Generally speaking, you can measure the following points in relation to the campaign:

  • What engagement did you achieve with the accounts?
  • What opportunities have been created?
  • What deals was your company able to close?

It is important that you give yourself and your company enough time for account based marketing to gain experience, optimise campaigns and adjust the strategy if necessary.

Conclusion

The campaigns must be optimally tailored to the desired accounts. If you are targeting successive accounts that are very similar, it makes sense to reuse points from the strategy and content and not reinvent the wheel each time.

Some of the steps from ABM were not super different from other marketing approaches such as inbound marketing. The biggest difference is that only a few are targeted instead of many. The account itself builds a market by identifying and targeting the different key people.

A trend that has already become apparent in recent years is also evident in account based marketing: the boundaries between marketing and sales are becoming more blurred, as the two departments have to work closely together and thus there is no clear handover of the respective lead.
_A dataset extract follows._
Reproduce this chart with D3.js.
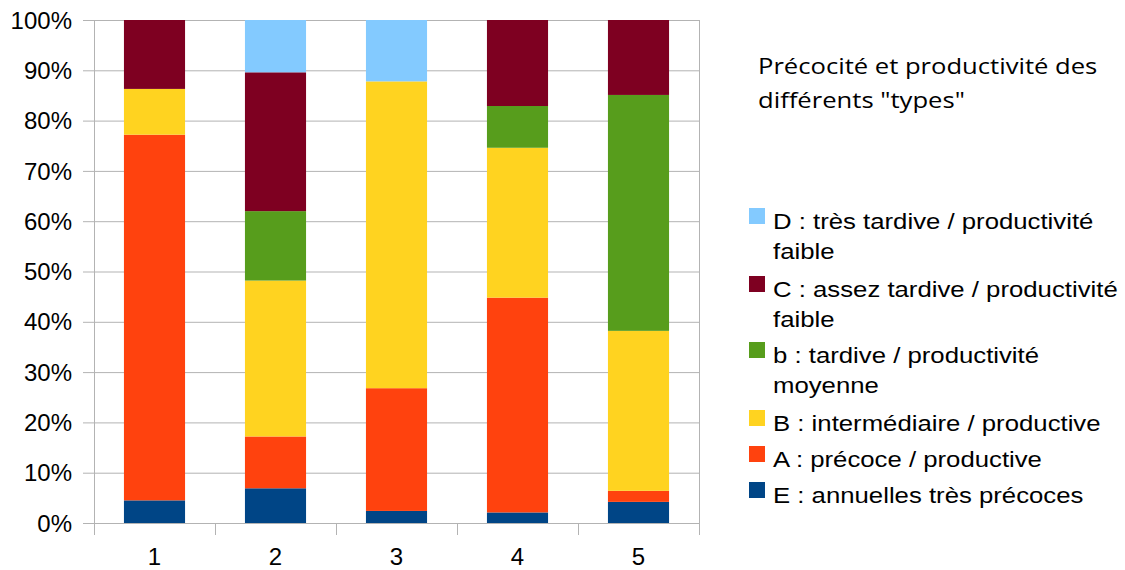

For whom is it worthwhile?

Acccount based marketing is worthwhile for companies that have customers from the B2B sector. The marketing approach is particularly useful if you want to address large accounts or companies. Examples here are accounts that are the most important companies in the industry, accounts that need a complex solution tailored to them or you want to inform the account step by step about complex offers. It is important for the campaigns that the account does not already have all the information for the decision, otherwise it will be difficult to bring in your arguments and ideas.

The application of ABM certainly requires some resources financially and organisationally. Therefore, the marketing approach is worthwhile especially if you can expect a large order volume.